The target audience for this tutorial includes practitioners and researchers interested in understanding the fundamental primitives of task-parallel programs and their implementation challenges on modern multicore processors. All attendees will leave the tutorial with an understanding of the limitations of current compilers in optimizing these languages, and of the technical foundations of the compiler frameworks necessary for task-parallel programs. An understanding of the compiler implications of these primitives will be useful for language designers and implementers (who may choose to add task parallelism to their language), to application and library programmers (who may choose to use task parallelism as a foundation for their software), and to hardware designers and implementers (who will need to pay more attention to task-parallel primitives in the future). There is a set of open research problems that arise at the language, compiler, runtime, and hardware levels that should be of interest to researchers in the field. The prerequisite knowledge assumed is familiarity with the foundations of compiler analysis and optimization of sequential programs.

References

•[BS09] Interprocedural Load Elimination for Dynamic Optimization of Parallel Programs. Rajkishore Barik, Vivek Sarkar. The Eighteenth International Conference on Parallel Architectures and Compilation Techniques (PACT), September 2009.
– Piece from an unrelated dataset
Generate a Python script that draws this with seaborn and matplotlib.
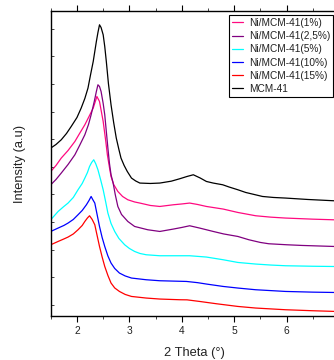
import numpy as np
import pandas as pd
import seaborn as sns
import matplotlib.pyplot as plt

# values (2 theta in degrees, intensity in arbitrary units)
x_mcm = [1.5, 1.6, 1.70, 1.8, 1.89, 2.0, 2.08, 2.15, 2.21, 2.26, 2.31, 2.34, 2.37, 2.40, 2.43,
         2.46, 2.50, 2.53, 2.56, 2.60, 2.65, 2.70, 2.75, 2.80, 2.84, 2.90, 2.96, 3.04, 3.12,
         3.20, 3.4, 3.58, 3.8, 3.96, 4.1, 4.22, 4.35, 4.47, 4.6, 4.78, 4.9, 5.07, 5.22, 5.38,
         5.54, 5.75, 5.98, 6.4, 6.9, 7.0]
y_mcm = [168.4, 172, 176.7, 183, 190, 199, 208.4, 218, 228.4, 242, 255, 265, 275, 284, 291.7,
         289, 281.7, 270, 255, 233, 211.7, 194, 178.4, 167, 158.4, 151, 145, 138.4, 135.5,
         133.4, 133, 133.4, 135.3, 137.7, 140, 141.7, 138.5, 135, 133.4, 131.7, 129.5, 126.7, 124, 122,
         120, 119, 118.4, 117, 115.7, 115.2]

x_ni1 = [1.5, 1.6, 1.7, 1.83, 1.96, 2.05, 2.15, 2.23, 2.31, 2.35, 2.38, 2.43, 2.50, 2.55,
         2.58, 2.62, 2.65, 2.70, 2.78, 2.87, 2.97, 3.1, 3.2, 3.4, 3.58, 3.84, 4.0, 4.15, 4.3,
         4.47, 4.79, 5.07, 5.41, 5.7, 5.98, 6.5, 7.0]
y_ni1 = [145, 151, 158.4, 166, 175, 183, 191.7, 200, 208.4, 215, 220, 215, 195, 175,
         161.7, 149, 140, 132, 125, 120, 116.7, 114.5, 113.4, 111, 110, 111.7, 112.5, 113.4, 112,
         110, 107.4, 104, 100.7, 99.3, 98.4, 97.3, 96.5]

x_ni25 = [1.5, 1.6, 1.70, 1.83, 1.96, 2.05, 2.15, 2.22, 2.27, 2.33, 2.37, 2.40, 2.43, 2.46,
          2.50, 2.53, 2.56, 2.59, 2.62, 2.65, 2.69, 2.73, 2.78, 2.85, 2.97, 3.1, 3.35, 3.58,
          3.84, 4.0, 4.15, 4.34, 4.60, 4.8, 5.07, 5.28, 5.5, 5.66, 6.0, 6.30, 6.9, 7.0]
y_ni25 = [131.7, 137, 143.4, 152, 161.7, 171, 181.7, 192, 201.7, 215, 225, 231.7, 230, 225,
          213, 201.7, 185, 168.4, 153, 141.7, 133.4, 122, 110, 102, 95, 90, 86.7, 85,
          87.4, 89, 90.7, 88.4, 85, 82.5, 80, 76.7, 74, 72.7, 71.7, 71, 70, 69.8]

x_ni5 = [1.5, 1.64, 1.75, 1.83, 1.93, 2.02, 2.1, 2.15, 2.2, 2.24, 2.28, 2.32, 2.36, 2.40,
         2.45, 2.50, 2.55, 2.59, 2.65, 2.72, 2.8, 2.91, 3.0, 3.10, 3.2, 3.32, 3.58, 3.9, 4.15,
         4.47, 4.79, 5.07, 5.41, 5.7, 5.98, 6.5, 7.0]
y_ni5 = [96.7, 105, 110, 113.4, 119, 126.7, 133, 138.4, 144, 150, 154, 156.7, 152.5, 146.7,
         137, 126.7, 114, 103.4, 93, 85, 78, 71.7, 68, 65, 63, 61.7, 60.7, 60.7, 60.7,
         59.4, 56.7, 54, 52.4, 51.4, 50.7, 50.2, 49.9]

x_ni10 = [1.5, 1.64, 1.75, 1.83, 1.93, 2.02, 2.1, 2.18, 2.23, 2.27, 2.30, 2.34, 2.38, 2.43,
          2.48, 2.53, 2.59, 2.65, 2.72, 2.81, 2.92, 3.04, 3.32, 3.58, 4.09, 4.3, 4.47, 4.79,
          5.07, 5.41, 5.98, 6.5, 7.0]
y_ni10 = [85, 88.4, 91, 93.4, 97, 101.7, 106, 111.7, 116, 120, 117, 113.4, 103, 90,
          79, 70, 60.5, 53.4, 48, 43.4, 40.5, 38.4, 36.7, 35.7, 35, 33.8, 32.4, 30,
          28.4, 26.7, 25, 24.3, 23.9]

x_ni15 = [1.5, 1.64, 1.75, 1.83, 1.93, 2.02, 2.1, 2.15, 2.2, 2.24, 2.29, 2.34, 2.38, 2.43,
          2.48, 2.53, 2.59, 2.65, 2.72, 2.81, 2.92, 3.04, 3.32, 3.58, 3.96, 4.1, 4.34, 4.66,
          5.07, 5.41, 5.98, 6.5, 7.0]
y_ni15 = [71.7, 75, 77.5, 79.4, 82.5, 86.7, 91, 95, 98.5, 100.7, 97, 91.7, 82, 70,
          59.5, 50, 41, 33.4, 28.5, 25, 22, 20, 18.4, 17.4, 16.7, 16.6, 15, 12.7,
          10, 8.4, 6.7, 5.7, 4.9]

labels = ["Ni/MCM-41(1%)", "Ni/MCM-41(2,5%)", "Ni/MCM-41(5%)",
          "Ni/MCM-41(10%)", "Ni/MCM-41(15%)", "MCM-41"]
colors = ["#FF0A80", "#800080", "#00FFFF", "#0000FF", "#FF0000", "#000000"]
series = [(x_ni1, y_ni1), (x_ni25, y_ni25), (x_ni5, y_ni5),
          (x_ni10, y_ni10), (x_ni15, y_ni15), (x_mcm, y_mcm)]

sns.set_style("ticks")
plt.rcParams['font.family'] = ['Liberation Sans', 'DejaVu Sans']

fig = plt.figure(figsize=(3.34, 3.6), dpi=100)
ax = fig.add_axes([0.152, 0.121, 0.863, 0.849])

for (xs, ys), lab, col in zip(series, labels, colors):
    df = pd.DataFrame({"theta": xs, "intensity": ys})
    sns.lineplot(data=df, x="theta", y="intensity", color=col, label=lab,
                 linewidth=0.9, sort=False, estimator=None, ax=ax)

ax.set_xlim(1.5, 7.0)
ax.set_ylim(0, 305.7)
ax.set_xticks([2, 3, 4, 5, 6])
ax.set_xticks(np.arange(1.5, 7.01, 0.5), minor=True)
ax.set_yticks(11.7 + 27.6 * np.arange(11))
ax.set_yticklabels([])
ax.tick_params(axis='x', which='major', direction='out', length=4, width=0.8,
               labelsize=7.4, pad=3, top=True, color='black', labelcolor='#222222')
ax.tick_params(axis='x', which='minor', direction='out', length=2, width=0.6, top=True)
ax.tick_params(axis='y', which='major', direction='in', length=2.5, width=0.6)
for s in ax.spines.values():
    s.set_linewidth(1.0)
    s.set_color('black')

ax.set_xlabel("2 Theta (°)", fontsize=9.3, labelpad=8, color='#222222')
ax.set_ylabel("Intensity (a.u)", fontsize=9.3, labelpad=14, color='#222222')

leg = ax.legend(loc='upper right', bbox_to_anchor=(0.979, 0.987), borderaxespad=0,
                fontsize=7.3, handlelength=1.0, handletextpad=0.6, labelspacing=0.32,
                borderpad=0.3, fancybox=False, framealpha=1, edgecolor='black')
leg.get_frame().set_linewidth(0.8)
for t in leg.get_texts():
    t.set_color('#222222')

fig.savefig("out.png", dpi=100)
•[BZGPBS10] Communication Optimizations for Distributed-Memory X10 Programs. Rajkishore Barik, Jisheng Zhao, David Grove, Igor Peshansky, Zoran Budimlić, Vivek Sarkar. 25th IEEE International Parallel and Distributed Processing Symposium (IPDPS), April 2011.
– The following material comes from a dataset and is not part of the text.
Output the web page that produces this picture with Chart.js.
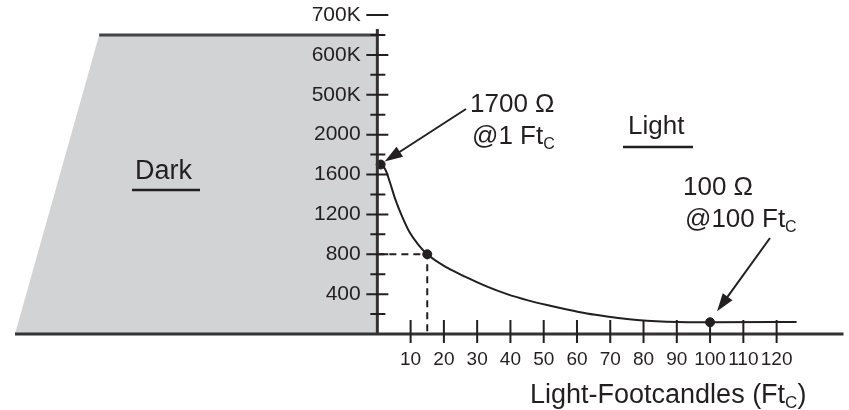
<!DOCTYPE html>
<html>
<head>
<meta charset="utf-8">
<script src="https://cdn.jsdelivr.net/npm/chart.js@4.4.0/dist/chart.umd.min.js"></script>
<style>
  body { margin: 0; background: #fff; }
  canvas { display: block; }
</style>
</head>
<body>
<canvas id="ldrChart" width="849" height="410"></canvas>
<script>
// light level (footcandles) and cell resistance (ohms)
let footcandles = [1, 2.4, 3.8, 5.3, 7.3, 9.7, 12, 15, 21, 27, 33, 39, 45, 51, 57, 63, 69, 75, 81, 87, 100, 126];
let resistance = [1700, 1650, 1520, 1360, 1190, 1020, 910, 800, 665, 565, 475, 400, 340, 290, 245, 205, 175, 150, 133, 124, 118, 120];

// the three marked points on the curve
let markFc = [1, 15, 100];
let markOhm = [1700, 800, 118];

// shaded "Dark" region outline
let darkFc = [-108.9, -83.6, 0];
let darkOhm = [0, 3000, 3000];

// axis ticks (the upper part of the y axis is broken: 2400 -> 500K etc.)
let xTicks = [10, 20, 30, 40, 50, 60, 70, 80, 90, 100, 110, 120];
let yTicks = [400, 800, 1200, 1600, 2000, 2400, 2800, 3200];
let yTickLabels = ["400", "800", "1200", "1600", "2000", "500K", "600K", "700K"];
let yMinorTicks = [200, 600, 1000, 1400, 1800, 2200, 2600, 3000];
let yAxisTop = 3060;

const ink = '#231f20';
const face = '"Liberation Sans", Arial, Helvetica, sans-serif';

const pts = (xs, ys) => xs.map((v, i) => ({ x: v, y: ys[i] }));

function subText(ctx, parts, x, y) {
  // parts: [text, size, dy]
  let cx = x;
  parts.forEach(p => {
    ctx.font = p[1] + 'px ' + face;
    ctx.fillText(p[0], cx, y + p[2]);
    cx += ctx.measureText(p[0]).width;
  });
  return cx;
}

function arrow(ctx, fx, fy, tx, ty) {
  const a = Math.atan2(ty - fy, tx - fx);
  const len = 18, half = 6;
  ctx.beginPath();
  ctx.moveTo(fx, fy);
  ctx.lineTo(tx - Math.cos(a) * len * 0.8, ty - Math.sin(a) * len * 0.8);
  ctx.stroke();
  ctx.beginPath();
  ctx.moveTo(tx, ty);
  ctx.lineTo(tx - Math.cos(a) * len + Math.sin(a) * half, ty - Math.sin(a) * len - Math.cos(a) * half);
  ctx.lineTo(tx - Math.cos(a) * len - Math.sin(a) * half, ty - Math.sin(a) * len + Math.cos(a) * half);
  ctx.closePath();
  ctx.fill();
}

// axes here sit inside the plot, so they should not eat layout space
function noSpace(s) {
  if (s.isHorizontal()) s.height = 0; else s.width = 0;
  s.paddingTop = s.paddingBottom = s.paddingLeft = s.paddingRight = 0;
}

const inkPlugin = {
  id: 'ink',
  afterDatasetsDraw(chart) {
    const { ctx, chartArea } = chart;
    const x = chart.scales.x, y = chart.scales.y;
    const x0 = x.getPixelForValue(0), y0 = y.getPixelForValue(0);
    ctx.save();
    ctx.strokeStyle = '#333';
    ctx.lineWidth = 3;
    ctx.beginPath();
    ctx.moveTo(chartArea.left, y0);
    ctx.lineTo(chartArea.right, y0);
    ctx.moveTo(x0, y0);
    ctx.lineTo(x0, y.getPixelForValue(yAxisTop));
    ctx.stroke();

    ctx.strokeStyle = ink;
    ctx.lineWidth = 2;
    ctx.beginPath();
    xTicks.forEach(v => {
      const px = x.getPixelForValue(v);
      ctx.moveTo(px, y0 - 14);
      ctx.lineTo(px, y0 + 9);
    });
    yTicks.forEach(v => {
      const py = y.getPixelForValue(v);
      ctx.moveTo(x0 - 11, py);
      ctx.lineTo(x0 + 11, py);
    });
    yMinorTicks.forEach(v => {
      const py = y.getPixelForValue(v);
      ctx.moveTo(x0 - 7, py);
      ctx.lineTo(x0 + 8, py);
    });
    ctx.stroke();
    ctx.restore();
  },
  afterDraw(chart) {
    const { ctx } = chart;
    const x = chart.scales.x, y = chart.scales.y;
    ctx.save();
    ctx.fillStyle = ink;
    ctx.strokeStyle = ink;
    ctx.textBaseline = 'middle';
    ctx.textAlign = 'left';

    // region labels
    ctx.font = '27px ' + face;
    ctx.fillText('Dark', 135, 172);
    ctx.font = '26px ' + face;
    ctx.fillText('Light', 628, 127);
    ctx.lineWidth = 2.5;
    ctx.beginPath();
    ctx.moveTo(132, 190); ctx.lineTo(200, 190);
    ctx.moveTo(623, 147); ctx.lineTo(693, 147);
    ctx.stroke();

    // point annotations
    ctx.font = '26px ' + face;
    ctx.fillText('1700 \u03A9', 470, 105);
    subText(ctx, [['@1 Ft', 26, 0], ['C', 16, 8]], 472, 137);
    ctx.font = '26px ' + face;
    ctx.fillText('100 \u03A9', 683, 188);
    subText(ctx, [['@100 Ft', 26, 0], ['C', 16, 8]], 685, 220);

    // arrows to the marked points
    ctx.lineWidth = 2;
    const p1x = x.getPixelForValue(markFc[0]), p1y = y.getPixelForValue(markOhm[0]);
    arrow(ctx, 466, 109, p1x + 4, p1y - 3);
    const p3x = x.getPixelForValue(markFc[2]), p3y = y.getPixelForValue(markOhm[2]);
    arrow(ctx, 770, 238, p3x + 7, p3y - 11);

    // x axis title
    subText(ctx, [['Light-Footcandles (Ft', 27, 0], ['C', 17, 7], [')', 27, 0]], 530, 396);
    ctx.restore();
  }
};

const tickFont = size => ({ family: face, size: size });

new Chart(document.getElementById('ldrChart').getContext('2d'), {
  type: 'line',
  data: {
    datasets: [{
      label: 'Markers',
      data: pts(markFc, markOhm),
      showLine: false,
      pointRadius: 4.5,
      pointBackgroundColor: ink,
      pointBorderColor: ink,
      order: 0
    },
    {
      label: 'Resistance',
      data: pts(footcandles, resistance),
      borderColor: ink,
      borderWidth: 2,
      pointRadius: 0,
      cubicInterpolationMode: 'monotone',
      fill: false,
      order: 1
    },
    {
      label: 'Guide',
      data: pts([0, markFc[1], markFc[1]], [markOhm[1], markOhm[1], 0]),
      borderColor: ink,
      borderWidth: 2,
      borderDash: [7, 5],
      pointRadius: 0,
      fill: false,
      order: 2
    },
    {
      label: 'Dark edge',
      data: pts(darkFc.slice(1), darkOhm.slice(1)),
      borderColor: '#444',
      borderWidth: 3,
      pointRadius: 0,
      fill: false,
      order: 4
    },
    {
      label: 'Dark',
      data: pts(darkFc, darkOhm),
      backgroundColor: '#d1d3d4',
      borderWidth: 0,
      pointRadius: 0,
      fill: 'origin',
      order: 5
    }]
  },
  options: {
    responsive: false,
    animation: false,
    layout: { padding: { left: 15, right: 0, top: 15, bottom: 76 } },
    plugins: { legend: { display: false }, tooltip: { enabled: false } },
    scales: {
      x: {
        type: 'linear',
        min: -108.9,
        max: 140.1,
        position: { y: 0 },
        grid: { display: false, drawTicks: false },
        border: { display: false },
        afterBuildTicks: s => { s.ticks = xTicks.map(v => ({ value: v })); },
        afterFit: noSpace,
        ticks: { z: 1, autoSkip: false, maxRotation: 0, minRotation: 0, padding: 14, color: ink, font: tickFont(19) }
      },
      y: {
        type: 'linear',
        min: 0,
        max: 3200,
        position: { x: -5 },
        grid: { display: false, drawTicks: false },
        border: { display: false },
        afterBuildTicks: s => { s.ticks = yTicks.map(v => ({ value: v })); },
        afterFit: noSpace,
        ticks: {
          z: 1,
          autoSkip: false,
          padding: 0,
          color: ink,
          font: tickFont(21),
          callback: v => yTickLabels[yTicks.indexOf(v)]
        }
      }
    }
  },
  plugins: [inkPlugin]
});
</script>
</body>
</html>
•[GBRS09] Work-First and Help-First Scheduling Policies for Terminally Strict Parallel Programs. Yi Guo, Rajkishore Barik, Raghavan Raman, Vivek Sarkar. 23rd IEEE International Parallel and Distributed Processing Symposium (IPDPS), May 2009.
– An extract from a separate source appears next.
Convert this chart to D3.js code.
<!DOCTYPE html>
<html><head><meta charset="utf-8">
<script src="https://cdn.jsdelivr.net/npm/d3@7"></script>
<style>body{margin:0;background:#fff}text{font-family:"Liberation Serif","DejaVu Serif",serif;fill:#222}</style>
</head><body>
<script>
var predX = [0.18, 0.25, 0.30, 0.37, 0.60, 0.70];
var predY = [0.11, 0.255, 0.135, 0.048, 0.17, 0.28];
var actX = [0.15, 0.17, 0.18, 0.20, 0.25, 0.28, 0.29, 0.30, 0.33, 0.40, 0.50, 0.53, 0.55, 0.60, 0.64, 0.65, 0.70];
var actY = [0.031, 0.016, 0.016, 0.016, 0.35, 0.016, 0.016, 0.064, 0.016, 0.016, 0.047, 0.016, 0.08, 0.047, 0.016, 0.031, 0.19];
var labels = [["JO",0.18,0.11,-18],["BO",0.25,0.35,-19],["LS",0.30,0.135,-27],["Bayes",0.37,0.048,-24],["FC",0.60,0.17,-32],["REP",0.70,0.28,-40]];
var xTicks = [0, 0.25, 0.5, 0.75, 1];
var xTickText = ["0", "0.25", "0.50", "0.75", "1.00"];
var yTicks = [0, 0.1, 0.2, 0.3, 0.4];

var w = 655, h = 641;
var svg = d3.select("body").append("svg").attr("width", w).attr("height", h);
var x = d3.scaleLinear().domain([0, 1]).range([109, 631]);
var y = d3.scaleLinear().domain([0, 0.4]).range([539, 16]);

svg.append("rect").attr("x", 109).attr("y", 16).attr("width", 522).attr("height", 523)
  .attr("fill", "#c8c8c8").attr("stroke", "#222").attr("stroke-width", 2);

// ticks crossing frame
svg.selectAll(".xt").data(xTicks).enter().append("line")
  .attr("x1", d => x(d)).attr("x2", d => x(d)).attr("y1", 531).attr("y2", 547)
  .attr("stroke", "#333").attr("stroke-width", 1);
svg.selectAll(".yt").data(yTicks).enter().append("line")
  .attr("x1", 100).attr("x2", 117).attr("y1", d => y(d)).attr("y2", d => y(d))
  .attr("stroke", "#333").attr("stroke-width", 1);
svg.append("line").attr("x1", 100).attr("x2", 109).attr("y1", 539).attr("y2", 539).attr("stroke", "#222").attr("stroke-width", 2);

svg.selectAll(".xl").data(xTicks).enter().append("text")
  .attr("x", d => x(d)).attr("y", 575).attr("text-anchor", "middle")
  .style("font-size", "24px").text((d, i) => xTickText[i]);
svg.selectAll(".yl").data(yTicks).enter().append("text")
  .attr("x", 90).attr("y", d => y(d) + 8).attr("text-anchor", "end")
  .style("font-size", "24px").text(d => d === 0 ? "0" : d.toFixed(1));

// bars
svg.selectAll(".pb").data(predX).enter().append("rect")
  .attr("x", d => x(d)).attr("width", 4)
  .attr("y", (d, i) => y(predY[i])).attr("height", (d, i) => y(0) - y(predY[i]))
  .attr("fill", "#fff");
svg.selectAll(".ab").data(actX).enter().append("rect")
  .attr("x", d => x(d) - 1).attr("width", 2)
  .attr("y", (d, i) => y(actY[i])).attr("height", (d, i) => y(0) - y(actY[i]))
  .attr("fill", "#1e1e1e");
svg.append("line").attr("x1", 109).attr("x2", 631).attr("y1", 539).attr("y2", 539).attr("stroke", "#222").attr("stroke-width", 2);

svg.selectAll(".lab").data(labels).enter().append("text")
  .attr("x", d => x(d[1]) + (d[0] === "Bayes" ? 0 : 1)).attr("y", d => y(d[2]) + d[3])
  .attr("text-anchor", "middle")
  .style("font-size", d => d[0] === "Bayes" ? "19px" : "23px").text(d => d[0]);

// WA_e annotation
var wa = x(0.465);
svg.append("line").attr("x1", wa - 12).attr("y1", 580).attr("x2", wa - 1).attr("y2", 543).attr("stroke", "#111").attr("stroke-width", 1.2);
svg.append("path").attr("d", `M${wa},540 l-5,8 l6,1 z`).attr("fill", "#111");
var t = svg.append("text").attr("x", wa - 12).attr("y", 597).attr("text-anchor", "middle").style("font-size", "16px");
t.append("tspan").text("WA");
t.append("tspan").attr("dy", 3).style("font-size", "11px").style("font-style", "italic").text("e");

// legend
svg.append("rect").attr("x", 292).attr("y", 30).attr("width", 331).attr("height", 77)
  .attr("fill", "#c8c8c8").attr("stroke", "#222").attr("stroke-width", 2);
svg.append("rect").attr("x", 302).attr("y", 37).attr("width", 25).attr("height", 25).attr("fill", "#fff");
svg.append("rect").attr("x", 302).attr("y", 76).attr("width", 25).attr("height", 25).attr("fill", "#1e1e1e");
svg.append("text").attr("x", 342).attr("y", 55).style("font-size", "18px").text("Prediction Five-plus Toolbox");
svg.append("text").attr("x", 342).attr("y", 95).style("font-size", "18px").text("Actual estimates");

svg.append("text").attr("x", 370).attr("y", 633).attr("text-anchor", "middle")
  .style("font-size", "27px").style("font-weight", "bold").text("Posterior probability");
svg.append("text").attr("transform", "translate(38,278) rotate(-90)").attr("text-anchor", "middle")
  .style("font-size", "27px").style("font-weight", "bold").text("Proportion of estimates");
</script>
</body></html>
•[HJ] Habanero-Java web site, http://habanero.rice.edu/hj.
•[SZNS09] Chunking Parallel Loops in the Presence of Synchronization. Jun Shirako, Jisheng Zhao, Krishna Nandivada, Vivek Sarkar. Proceedings of the 2009 ACM International Conference on Supercomputing (ICS), June 2009.
•[ZSNS10] Reducing Task Creation and Termination Overhead in Explicitly Parallel Programs. Jisheng Zhao, Jun Shirako, Krishna Nandivada, Vivek Sarkar. The Nineteenth International Conference on Parallel Architectures and Compilation Techniques (PACT), September 2010.

Bio

Vivek Sarkar conducts research in multiple aspects of parallel software including programming languages, program analysis, compiler optimizations and runtimes for parallel and high performance computer systems. He holds the E.D. Butcher Chair in Engineering at Rice University, where he is a professor of Computer Science and of Electrical and Computer Engineering and leads the Habanero Multicore Software Research project. He also serves as Associate Director of the NSF Expeditions Center for Domain-Specific Computing (CDSC), and as co-PI on the DARPA-funded project on Platform-Aware Compilation Environment (PACE). Prior to joining Rice in July 2007, Vivek was Senior Manager of Programming Technologies at IBM Research. His responsibilities at IBM included leading IBM's research efforts in programming model, tools, and productivity in the PERCS project during 2002- 2007 as part of the DARPA High Productivity Computing System program. His past projects include the X10 programming language, the Jikes Research Virtual Machine, the ASTI optimizer used in IBM's XL Fortran product compilers, the PTRAN automatic parallelization system, and profile-directed partitioning and scheduling of Sisal programs. Vivek became a member of the IBM Academy of Technology in 1995, the E.D. Butcher Professor in Engineering at Rice University in 2007, and was inducted as an ACM Fellow in 2008. He holds a B.Tech. degree from the Indian Institute of Technology, Kanpur, an M.S. degree from University of Wisconsin-Madison, and a Ph.D. from Stanford University. In 1997, he was on sabbatical as a visiting associate professor at MIT, where he was a founding member of the MIT RAW multicore project. Vivek has given several tutorials on a wide range of topics related to programming models and compilers at past conferences including PLDI 1993, POPL 1996, ASPLOS 1996, PLDI 2000, Java Grande 2001, OOPSLA 2003, ECOOP 2004, OOPSLA 2006, PPoPP 2007, PLDI 2007, PLDI 2008, and PLDI 2009.